■ Exercise task: What you return should match every record exactly, with the images removed.

■ Recorded information:
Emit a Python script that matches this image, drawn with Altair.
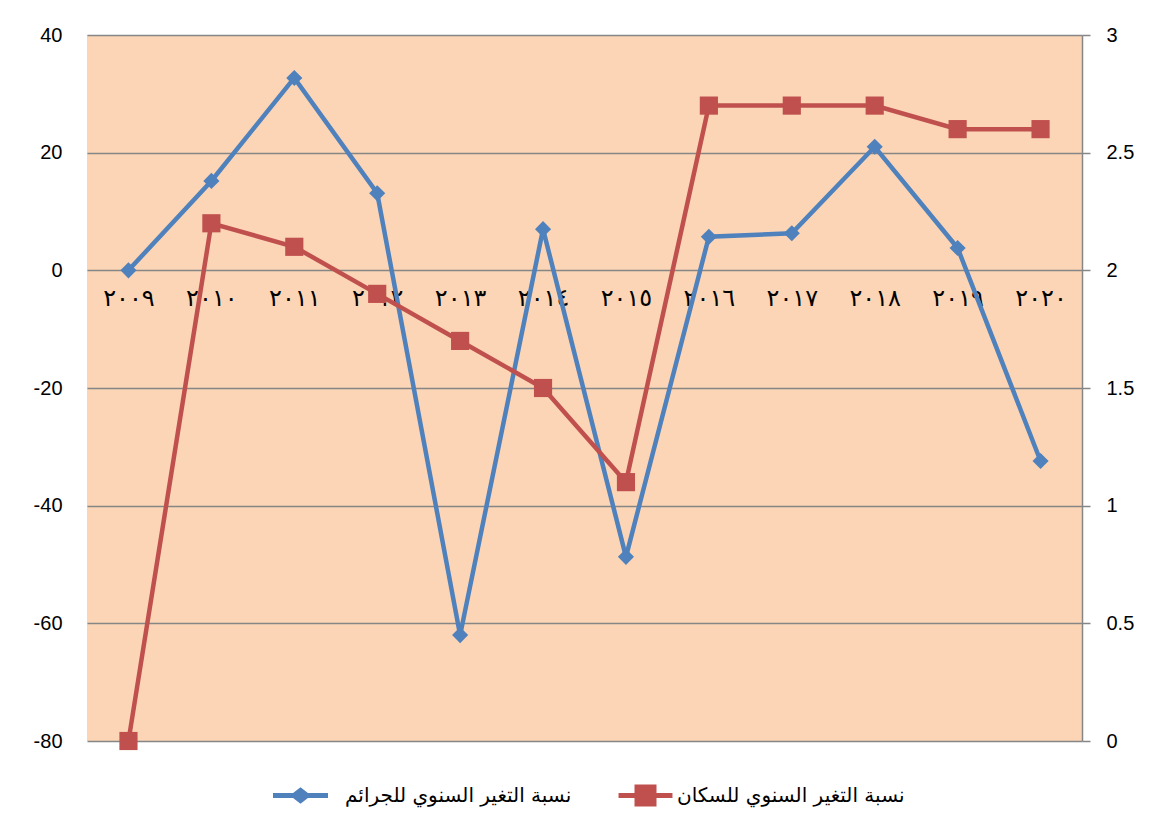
import altair as alt
import pandas as pd

years = ["٢٠٠٩", "٢٠١٠", "٢٠١١", "٢٠١٢", "٢٠١٣", "٢٠١٤",
         "٢٠١٥", "٢٠١٦", "٢٠١٧", "٢٠١٨", "٢٠١٩", "٢٠٢٠"]
crime_change = [0, 15.2, 32.7, 13.1, -62.0, 7.0, -48.7, 5.7, 6.3, 21.0, 3.8, -32.4]
pop_change = [0, 2.2, 2.1, 1.9, 1.7, 1.5, 1.1, 2.7, 2.7, 2.7, 2.6, 2.6]

crime_label = "نسبة التغير السنوي للجرائم"
pop_label = "نسبة التغير السنوي للسكان"
blue = "#4F81BD"
red = "#C0504D"

df_c = pd.DataFrame({"year": years, "value": crime_change, "series": crime_label})
df_p = pd.DataFrame({"year": years, "value": pop_change, "series": pop_label})

# legend symbols: line with a marker (coordinates in units of half the symbol box)
diamond_sym = ("M-1,-0.09 L-0.27,-0.09 L0,-0.3 L0.27,-0.09 L1,-0.09 L1,0.09 "
               "L0.27,0.09 L0,0.3 L-0.27,0.09 L-1,0.09 Z")
square_sym = ("M-0.98,-0.09 L-0.4,-0.09 L-0.4,-0.4 L0.4,-0.4 L0.4,-0.09 L0.98,-0.09 "
              "L0.98,0.09 L0.4,0.09 L0.4,0.4 L-0.4,0.4 L-0.4,0.09 L-0.98,0.09 Z")

xenc = alt.X("year:N", sort=years,
             scale=alt.Scale(type="point", padding=0.5),
             axis=alt.Axis(title=None, orient="bottom", offset=-471, domain=False,
                           ticks=False, grid=False, labelAngle=0, labelFontSize=24,
                           labelPadding=16, labelFont="DejaVu Sans", labelColor="#000"))


def make_color(label, col, sym, lx, loff):
    return alt.Color("series:N",
                     scale=alt.Scale(domain=[label], range=[col]),
                     legend=alt.Legend(
                         title=None, orient="none", direction="horizontal",
                         legendX=lx, legendY=733,
                         labelFontSize=20, labelFont="DejaVu Sans",
                         labelColor="#000", labelOffset=loff,
                         symbolSize=3025, labelLimit=400,
                         symbolType=sym, symbolFillColor=col,
                         symbolStrokeColor=col, symbolStrokeWidth=0,
                         symbolOpacity=1))


label_expr = "'' + datum.value"
yleft = alt.Y("value:Q",
              scale=alt.Scale(domain=[-80, 40], nice=False, zero=False),
              axis=alt.Axis(title=None, values=[-80, -60, -40, -20, 0, 20, 40],
                            labelExpr=label_expr,
                            domain=False, ticks=False, grid=True, gridColor="#868686",
                            gridWidth=1.5, labelFontSize=20, labelPadding=25,
                            labelColor="#000", labelFont="Liberation Sans"))
yright = alt.Y("value:Q",
               scale=alt.Scale(domain=[0, 3], nice=False, zero=False),
               axis=alt.Axis(title=None, orient="right", values=[0, 0.5, 1, 1.5, 2, 2.5, 3],
                             labelExpr=label_expr,
                             domain=True, domainColor="#868686", domainWidth=1.5,
                             ticks=True, tickColor="#868686", tickSize=8, tickWidth=1.5,
                             grid=False, labelFontSize=20, labelPadding=16,
                             labelColor="#000", labelFont="Liberation Sans"))

base_c = alt.Chart(df_c).encode(x=xenc, y=yleft,
                                color=make_color(crime_label, blue, diamond_sym, 186, 17))
crime_layer = alt.layer(
    base_c.mark_line(strokeWidth=4.5),
    base_c.mark_point(filled=True, size=260, opacity=1, shape="diamond"),
)

base_p = alt.Chart(df_p).encode(x=xenc, y=yright,
                                color=make_color(pop_label, red, square_sym, 531, 4))
pop_layer = alt.layer(
    base_p.mark_line(strokeWidth=4.5),
    base_p.mark_point(filled=True, size=330, opacity=1, shape="square"),
)

chart = alt.layer(crime_layer, pop_layer).resolve_scale(
    y="independent", color="independent"
).properties(
    width=995, height=706,
    autosize=alt.AutoSizeParams(type="none"),
    padding={"left": 79, "top": 27, "right": 65, "bottom": 86},
).configure_view(fill="#FBD5B5", stroke=None)

chart.save("out.html", embed_options={"renderer": "svg", "actions": False})
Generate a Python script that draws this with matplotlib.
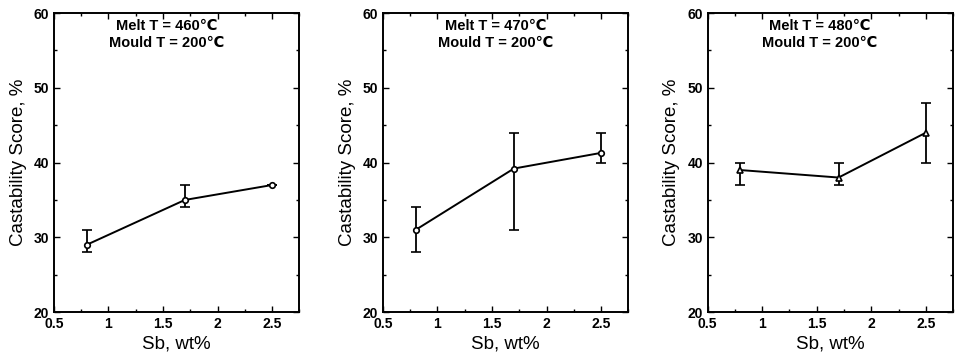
import numpy as np
import matplotlib.pyplot as plt
from matplotlib.ticker import MultipleLocator

plt.rcParams['font.family'] = ['Liberation Sans', 'DejaVu Sans']

sb = [0.8, 1.7, 2.5]
melt_temps = [460, 470, 480]
scores = [[29, 35, 37], [31, 39.2, 41.3], [39, 38, 44]]
err_low = [[28, 34, 37], [28, 31, 40], [37, 37, 40]]
err_high = [[31, 37, 37], [34, 44, 44], [40, 40, 48]]
markers = ['o', 'o', '^']

fig = plt.figure(figsize=(9.55, 3.55), dpi=100)
lefts = [0.0565, 0.401, 0.741]
for i in range(3):
    ax = fig.add_axes([lefts[i], 0.121, 0.257, 0.842])
    y = np.array(scores[i])
    lo = y - np.array(err_low[i])
    hi = np.array(err_high[i]) - y
    ax.errorbar(sb, y, yerr=[lo, hi], color='black', lw=1.4, elinewidth=1.3,
                capsize=3.5, capthick=1.3, marker=markers[i], ms=4,
                mfc='white', mec='black', mew=1.2)
    ax.set_xlim(0.5, 2.75)
    ax.set_ylim(20, 60)
    ax.xaxis.set_minor_locator(MultipleLocator(0.25))
    ax.yaxis.set_minor_locator(MultipleLocator(5))
    ax.tick_params(which='both', direction='in', top=True, right=True, width=1)
    ax.tick_params(which='major', length=4, labelsize=10)
    ax.tick_params(which='minor', length=2)
    ax.set_xticks([0.5, 1, 1.5, 2, 2.5])
    ax.set_xticklabels(['0.5', '1', '1.5', '2', '2.5'], fontweight='bold')
    ax.set_yticks([20, 30, 40, 50, 60])
    ax.set_yticklabels(['20', '30', '40', '50', '60'], fontweight='bold')
    for s in ax.spines.values():
        s.set_linewidth(1.4)
    ax.set_xlabel('Sb, wt%', fontsize=13.5, labelpad=3)
    ax.set_ylabel('Castability Score, %', fontsize=13.5, labelpad=5)
    ax.text(1.53, 59.2, f'Melt T = {melt_temps[i]}\u2103\nMould T = 200\u2103',
            ha='center', va='top', fontsize=10.5, fontweight='bold',
            linespacing=1.3)

fig.savefig('out.png', dpi=100)
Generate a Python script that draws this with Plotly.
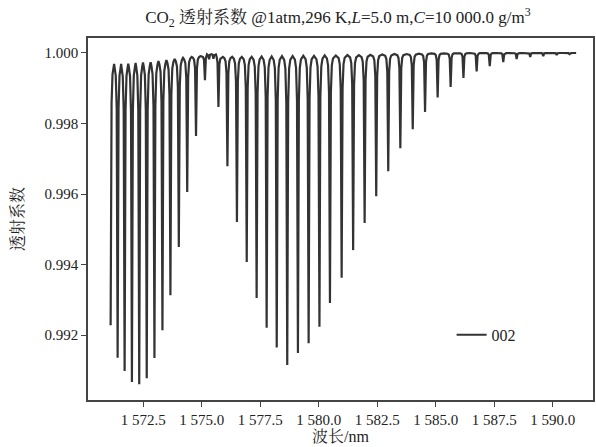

■ Response for this exercise:
Emit a Python script that matches this image, drawn with Altair.
import altair as alt
import pandas as pd

years = ["٢٠٠٩", "٢٠١٠", "٢٠١١", "٢٠١٢", "٢٠١٣", "٢٠١٤",
         "٢٠١٥", "٢٠١٦", "٢٠١٧", "٢٠١٨", "٢٠١٩", "٢٠٢٠"]
crime_change = [0, 15.2, 32.7, 13.1, -62.0, 7.0, -48.7, 5.7, 6.3, 21.0, 3.8, -32.4]
pop_change = [0, 2.2, 2.1, 1.9, 1.7, 1.5, 1.1, 2.7, 2.7, 2.7, 2.6, 2.6]

crime_label = "نسبة التغير السنوي للجرائم"
pop_label = "نسبة التغير السنوي للسكان"
blue = "#4F81BD"
red = "#C0504D"

df_c = pd.DataFrame({"year": years, "value": crime_change, "series": crime_label})
df_p = pd.DataFrame({"year": years, "value": pop_change, "series": pop_label})

# legend symbols: line with a marker (coordinates in units of half the symbol box)
diamond_sym = ("M-1,-0.09 L-0.27,-0.09 L0,-0.3 L0.27,-0.09 L1,-0.09 L1,0.09 "
               "L0.27,0.09 L0,0.3 L-0.27,0.09 L-1,0.09 Z")
square_sym = ("M-0.98,-0.09 L-0.4,-0.09 L-0.4,-0.4 L0.4,-0.4 L0.4,-0.09 L0.98,-0.09 "
              "L0.98,0.09 L0.4,0.09 L0.4,0.4 L-0.4,0.4 L-0.4,0.09 L-0.98,0.09 Z")

xenc = alt.X("year:N", sort=years,
             scale=alt.Scale(type="point", padding=0.5),
             axis=alt.Axis(title=None, orient="bottom", offset=-471, domain=False,
                           ticks=False, grid=False, labelAngle=0, labelFontSize=24,
                           labelPadding=16, labelFont="DejaVu Sans", labelColor="#000"))


def make_color(label, col, sym, lx, loff):
    return alt.Color("series:N",
                     scale=alt.Scale(domain=[label], range=[col]),
                     legend=alt.Legend(
                         title=None, orient="none", direction="horizontal",
                         legendX=lx, legendY=733,
                         labelFontSize=20, labelFont="DejaVu Sans",
                         labelColor="#000", labelOffset=loff,
                         symbolSize=3025, labelLimit=400,
                         symbolType=sym, symbolFillColor=col,
                         symbolStrokeColor=col, symbolStrokeWidth=0,
                         symbolOpacity=1))


label_expr = "'' + datum.value"
yleft = alt.Y("value:Q",
              scale=alt.Scale(domain=[-80, 40], nice=False, zero=False),
              axis=alt.Axis(title=None, values=[-80, -60, -40, -20, 0, 20, 40],
                            labelExpr=label_expr,
                            domain=False, ticks=False, grid=True, gridColor="#868686",
                            gridWidth=1.5, labelFontSize=20, labelPadding=25,
                            labelColor="#000", labelFont="Liberation Sans"))
yright = alt.Y("value:Q",
               scale=alt.Scale(domain=[0, 3], nice=False, zero=False),
               axis=alt.Axis(title=None, orient="right", values=[0, 0.5, 1, 1.5, 2, 2.5, 3],
                             labelExpr=label_expr,
                             domain=True, domainColor="#868686", domainWidth=1.5,
                             ticks=True, tickColor="#868686", tickSize=8, tickWidth=1.5,
                             grid=False, labelFontSize=20, labelPadding=16,
                             labelColor="#000", labelFont="Liberation Sans"))

base_c = alt.Chart(df_c).encode(x=xenc, y=yleft,
                                color=make_color(crime_label, blue, diamond_sym, 186, 17))
crime_layer = alt.layer(
    base_c.mark_line(strokeWidth=4.5),
    base_c.mark_point(filled=True, size=260, opacity=1, shape="diamond"),
)

base_p = alt.Chart(df_p).encode(x=xenc, y=yright,
                                color=make_color(pop_label, red, square_sym, 531, 4))
pop_layer = alt.layer(
    base_p.mark_line(strokeWidth=4.5),
    base_p.mark_point(filled=True, size=330, opacity=1, shape="square"),
)

chart = alt.layer(crime_layer, pop_layer).resolve_scale(
    y="independent", color="independent"
).properties(
    width=995, height=706,
    autosize=alt.AutoSizeParams(type="none"),
    padding={"left": 79, "top": 27, "right": 65, "bottom": 86},
).configure_view(fill="#FBD5B5", stroke=None)

chart.save("out.html", embed_options={"renderer": "svg", "actions": False})
Generate a Python script that draws this with matplotlib.
import numpy as np
import matplotlib.pyplot as plt
from matplotlib.ticker import MultipleLocator

plt.rcParams['font.family'] = ['Liberation Sans', 'DejaVu Sans']

sb = [0.8, 1.7, 2.5]
melt_temps = [460, 470, 480]
scores = [[29, 35, 37], [31, 39.2, 41.3], [39, 38, 44]]
err_low = [[28, 34, 37], [28, 31, 40], [37, 37, 40]]
err_high = [[31, 37, 37], [34, 44, 44], [40, 40, 48]]
markers = ['o', 'o', '^']

fig = plt.figure(figsize=(9.55, 3.55), dpi=100)
lefts = [0.0565, 0.401, 0.741]
for i in range(3):
    ax = fig.add_axes([lefts[i], 0.121, 0.257, 0.842])
    y = np.array(scores[i])
    lo = y - np.array(err_low[i])
    hi = np.array(err_high[i]) - y
    ax.errorbar(sb, y, yerr=[lo, hi], color='black', lw=1.4, elinewidth=1.3,
                capsize=3.5, capthick=1.3, marker=markers[i], ms=4,
                mfc='white', mec='black', mew=1.2)
    ax.set_xlim(0.5, 2.75)
    ax.set_ylim(20, 60)
    ax.xaxis.set_minor_locator(MultipleLocator(0.25))
    ax.yaxis.set_minor_locator(MultipleLocator(5))
    ax.tick_params(which='both', direction='in', top=True, right=True, width=1)
    ax.tick_params(which='major', length=4, labelsize=10)
    ax.tick_params(which='minor', length=2)
    ax.set_xticks([0.5, 1, 1.5, 2, 2.5])
    ax.set_xticklabels(['0.5', '1', '1.5', '2', '2.5'], fontweight='bold')
    ax.set_yticks([20, 30, 40, 50, 60])
    ax.set_yticklabels(['20', '30', '40', '50', '60'], fontweight='bold')
    for s in ax.spines.values():
        s.set_linewidth(1.4)
    ax.set_xlabel('Sb, wt%', fontsize=13.5, labelpad=3)
    ax.set_ylabel('Castability Score, %', fontsize=13.5, labelpad=5)
    ax.text(1.53, 59.2, f'Melt T = {melt_temps[i]}\u2103\nMould T = 200\u2103',
            ha='center', va='top', fontsize=10.5, fontweight='bold',
            linespacing=1.3)

fig.savefig('out.png', dpi=100)
Generate a Python script that draws this with Plotly.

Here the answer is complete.